Salí indignada. Era lo que menos imaginaba a pocas horas de haber llegado a Viena. Pero al salir, otra sorpresa: sobre las paredes exteriores y laterales de la catedral vi varios carteles de grandes dimensiones de propaganda de empresas, como la de una línea aérea que se distinguía por la enorme foto de un avión.
Cuando llegué al hotel, mi prioridad era hacer algo. No mucho estaba a mi alcance. Entonces envié un tuit al arzobispo de Montevideo, otro al Vaticano, otro al Papa y otro al cardenal de Viena. Todos en español, quizá en señal de rebeldía.
Y encontré el Facebook de dicho cardenal de Viena, por lo que también le envié un mensaje por ese medio, que he corroborado que fue leído. Obtuve cero respuesta.
En Karntner Strasse y también en otras calles presencié la escena ya vista previamente el año pasado en Madrid, y sobre todo en Milán: un joven en la vereda pidiendo limosna junto a un perrito muy bien cuidado.
En Milán, con mi esposo, habíamos ayudado a uno que estaba a la puerta de nuestro hotel, dijo llamarse Andrés... incluso le habíamos pagado su regreso a Eslovenia, donde decía que tenía a su esposa e hijos esperando. ¿Sería así…? No lo sé. Al otro día había otro, en su lugar, con otro perrito similar.
Luego, nos dijeron que era una organización que les proporciona cama, baño y comida, a cambio de que por día lleven determinada cantidad de euros.
En Viena se ven dos clases de árabes: aquellos que van en el metro, generalmente jóvenes y que se nota son inmigrantes, y los otros, de alto poder adquisitivo, fundamentalmente por la calle Graben, donde los relojes Rolex acaparan casi todas las vidrieras de sus lujosas joyerías, con precios de varios miles de euros.
Respecto a los musulmanes, la sociedad está dividida.

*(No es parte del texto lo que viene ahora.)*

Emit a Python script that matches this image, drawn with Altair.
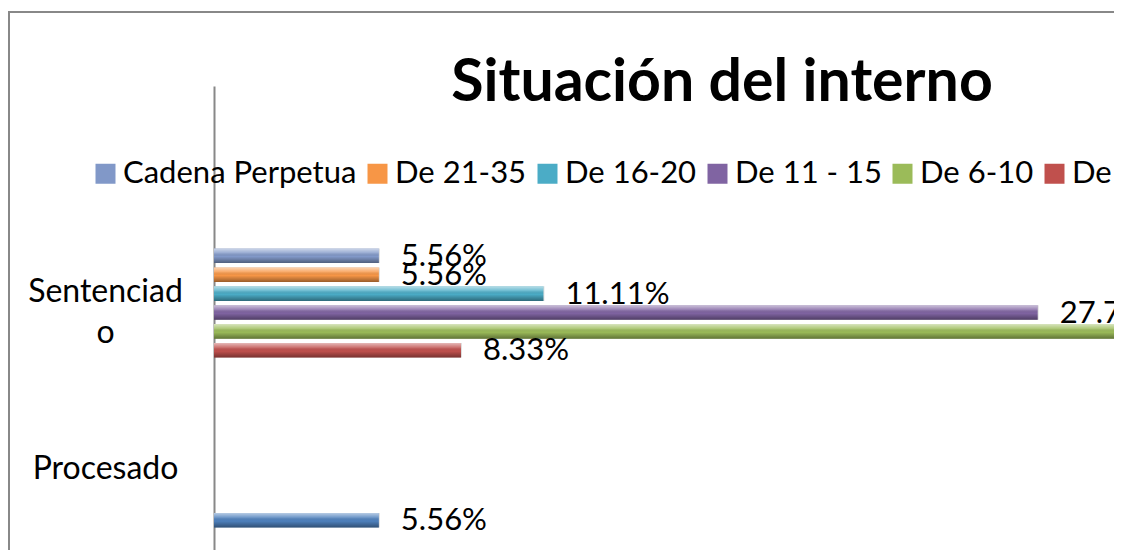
import altair as alt
import pandas as pd

# ---- data ----
title_text = "Situación del interno"
categories = ["", "Sentenciado", "Procesado", " "]
series = ["Cadena Perpetua", "De 21-35", "De 16-20", "De 11 - 15", "De 6-10", "De 1-5", "Sin sentencia"]
colors = ["#8198C8", "#F79646", "#4BACC6", "#8064A2", "#9BBB59", "#C0504D", "#4F81BD"]

bar_category = ["Sentenciado", "Sentenciado", "Sentenciado", "Sentenciado", "Sentenciado", "Sentenciado", "Procesado"]
bar_series = ["Cadena Perpetua", "De 21-35", "De 16-20", "De 11 - 15", "De 6-10", "De 1-5", "Sin sentencia"]
bar_value = [0.0556, 0.0556, 0.1111, 0.2778, 0.3611, 0.0833, 0.0556]

df = pd.DataFrame({"category": bar_category, "series": bar_series, "value": bar_value})

FONT = "Lato"
PLOT_W = 900
PLOT_H = 464

base = alt.Chart(df).encode(
    x=alt.X("value:Q", scale=alt.Scale(domain=[0, PLOT_W / 2965], nice=False, zero=True), axis=None),
    y=alt.Y(
        "category:N",
        sort=categories,
        scale=alt.Scale(domain=categories, range=[0, 604], paddingInner=0, paddingOuter=0),
        axis=alt.Axis(
            title=None, ticks=False, grid=False, domain=True,
            domainColor="#888888", domainWidth=2,
            labelFont=FONT, labelFontSize=32, labelColor="black",
            labelAlign="center", labelPadding=109, labelLineHeight=41,
            labelLimit=400,
            labelOffset={"condition": {"test": "datum.value == 'Sentenciado'", "value": -21}, "value": 5},
            labelExpr="datum.value == 'Sentenciado' ? ['Sentenciad', 'o'] : datum.label",
        ),
    ),
    yOffset=alt.YOffset(
        "series:N", sort=series,
        scale=alt.Scale(domain=series, paddingInner=0.23, paddingOuter=0.61),
    ),
)

shadow = base.mark_bar(color="black", opacity=0.13, yOffset=5, xOffset=1, clip=True)

bars = base.mark_bar(clip=True).encode(
    color=alt.Color(
        "series:N",
        scale=alt.Scale(domain=series, range=colors),
        legend=alt.Legend(
            title=None, orient="none", legendX=-124, legendY=72,
            direction="horizontal", symbolType="square", symbolSize=400,
            symbolStrokeWidth=0, symbolOpacity=1,
            labelFont=FONT, labelFontSize=31, labelColor="black",
            labelOffset=2, columnPadding=5, labelLimit=400,
        ),
    )
)

gloss = base.mark_bar(
    clip=True,
    color=alt.Gradient(
        gradient="linear", x1=0, x2=0, y1=0, y2=1,
        stops=[
            alt.GradientStop(offset=0, color="rgba(255,255,255,0.6)"),
            alt.GradientStop(offset=0.3, color="rgba(255,255,255,0.2)"),
            alt.GradientStop(offset=0.55, color="rgba(0,0,0,0)"),
            alt.GradientStop(offset=1, color="rgba(0,0,0,0.38)"),
        ],
    ),
)

labels = base.mark_text(align="left", baseline="middle", dx=22, dy=1, clip=True,
                        font=FONT, fontSize=31, color="black").encode(
    text=alt.Text("value:Q", format=".2%")
)

frame_data = alt.Data(values=[{"k": 1}])
border_left = alt.Chart(frame_data).mark_rule(color="#888888", strokeWidth=2).encode(
    x=alt.value(-205), y=alt.value(-74), y2=alt.value(700)
)
border_top = alt.Chart(frame_data).mark_rule(color="#888888", strokeWidth=2).encode(
    x=alt.value(-206), x2=alt.value(1200), y=alt.value(-74)
)

title = alt.Chart(alt.Data(values=[{"t": title_text}])).mark_text(
    font=FONT, fontSize=59, fontWeight="bold", color="black",
    align="center", baseline="alphabetic",
).encode(text="t:N", x=alt.value(508), y=alt.value(15))

chart = alt.layer(border_left, border_top, shadow, bars, gloss, labels, title).properties(
    width=PLOT_W,
    height=PLOT_H,
    autosize=alt.AutoSizeParams(type="none"),
    padding={"left": 206, "top": 78, "right": 0, "bottom": 0},
).configure_view(stroke=None)

chart.save("out.html", embed_options={"renderer": "svg", "actions": False})
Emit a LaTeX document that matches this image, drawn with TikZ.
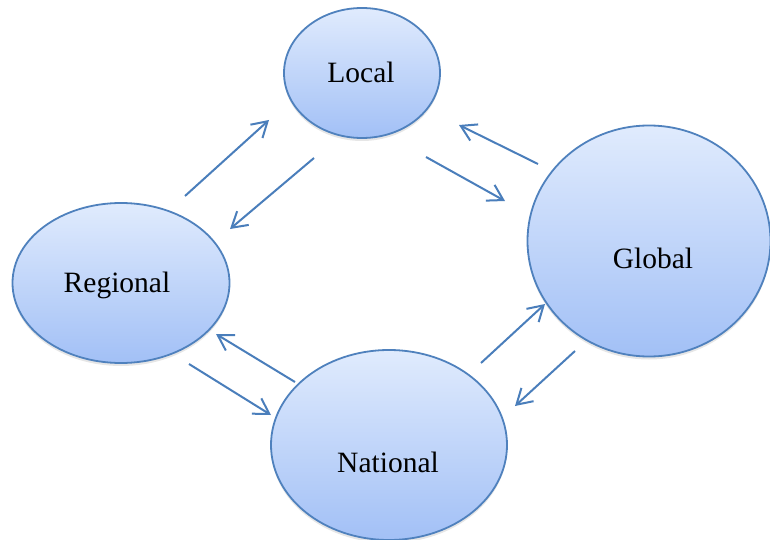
\documentclass[tikz,border=0pt]{standalone}
\usepackage{fontspec}
\setmainfont{Liberation Serif}
\usetikzlibrary{shapes.geometric}
\usetikzlibrary{shadows}
\usetikzlibrary{arrows.meta}
\definecolor{rimblue}{HTML}{4F81BD}
\definecolor{arrowblue}{HTML}{4A7EBB}
\definecolor{topfill}{HTML}{E0EBFD}
\definecolor{botfill}{HTML}{A2C0F6}

\begin{document}
\begin{tikzpicture}[x=1pt, y=-1pt,
    level/.style={ellipse, draw=rimblue, line width=1.8pt, top color=topfill,
      bottom color=botfill, inner sep=0pt,
      drop shadow={opacity=0.2, shadow xshift=0pt, shadow yshift=-3pt}},
    lbl/.style={anchor=base, font=\fontsize{29.5}{34}\selectfont},
    flow/.style={draw=arrowblue, line width=2pt,
      -{Straight Barb[length=15pt,width=18pt]}}]
  \useasboundingbox (0,0) rectangle (770,540);

  % the four levels
  \node[level, minimum width=156, minimum height=130] (local) at (362,73) {};
  \node[level, minimum width=243, minimum height=231] (global) at (649,241) {};
  \node[level, minimum width=217, minimum height=160] (regional) at (121,283) {};
  \node[level, minimum width=236, minimum height=190] (national) at (389,445) {};
  \node[lbl] (localtxt) at (361,83) {Local};
  \node[lbl] (globaltxt) at (653,268) {Global};
  \node[lbl] (regionaltxt) at (117,292) {Regional};
  \node[lbl] (nationaltxt) at (388,472) {National};

  % arrow ends
  \coordinate (rl1) at (185,196); \coordinate (rl2) at (269,120);
  \coordinate (lr1) at (314,158); \coordinate (lr2) at (230,229);
  \coordinate (lg1) at (426,157); \coordinate (lg2) at (505,201);
  \coordinate (gl1) at (538,164); \coordinate (gl2) at (459,125);
  \coordinate (ng1) at (481,363); \coordinate (ng2) at (545,304);
  \coordinate (gn1) at (575,351); \coordinate (gn2) at (515,406);
  \coordinate (nr1) at (295,382); \coordinate (nr2) at (216,334);
  \coordinate (rn1) at (189,364); \coordinate (rn2) at (271,415);
  \foreach \p in {rl,lr,lg,gl,ng,gn,nr,rn}
    \draw[flow] (\p1) -- (\p2);
\end{tikzpicture}
\end{document}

Por un lado hay una gran discriminación, uno de cuyos ejemplos más notorios ha sido la niña Asel (cuyo nombre quiere decir Dulzura de Miel), quien fue la primera bebé nacida en Viena en el año 2018 y que fuera objeto de innumerables comentarios xenófobos en las redes sociales y otros medios, solo por ser musulmana. A tal punto llegó, que la organización católica Caritas tuvo que iniciar una campaña de apoyo a la misma y repudio ante los ataques de que estaba siendo objeto cuando acababa de llegar al mundo.
Evidentemente, la polarización que hay en Austria sobre este tema, y otros, es terrible.
Medidas que ha tomado el canciller federal austríaco, Sebastián Kurs, no ayudan en nada. Por ejemplo, ha cerrado siete mezquitas y expulsado a decenas de imanes.
Hay que tener en cuenta que Austria tiene una población de alrededor de 8 millones ochocientos mil habitantes, de los cuales unos 700.000 son musulmanes. Y en Viena alcanza al 12,5% de la población.
El gobierno quiere limitar la financiación extranjera y la influencia foránea. Además hay una ley llamada “de integración” para todo inmigrante de fuera de la Unión Europea.
Hay leyes que establecen que las prédicas de los imanes sean en alemán y que estos se formen en Austria.
A todo esto, en Salzsburgo se celebraba una reunión informal de jefes de Estado o gobierno, cuyo anfitrión era el canciller austríaco. Los puntos principales a tratar eran seguridad interior, migración y Brexit.
A estar por la información que circuló, el número de llegadas ilegales habría disminuido.
Se acordó reforzar la guardia europea en fronteras y costas.
Por otro lado, Austria, Alemania e Italia acordaron reforzar la cooperación mediante un “eje voluntario” , lo cual llevó a agravar las diferencias con la Unión Europea y ese nombre recordó el de la II Guerra Mundial.
Pero el malestar no es solo de los musulmanes, por cuanto una ley llamada “de flexibilización de horarios de trabajo” que entrará a regir en el año 2019, legaliza la jornada laboral en 12 horas diarias, a las cuales los empleados solo podrán negarse por razones personales “indeclinables”.
Eso movilizó a 100.000 personas en Viena.
Su vecina, la República Checa, también atraviesa innumerables problemas.
Praga, al igual que Viena, se encuentra en remodelación en gran parte de la ciudad.
Pero la República Checa es uno de los países con considerable nivel de corrupción, fundamentalmente en los llamados “encargos públicos”.
Muchos tramos de la carretera que la une a Viena está en reparación y se dice que la causa es que se paga poco por dichas obras, de modo que por ello al poco tiempo hay que rehacerlas.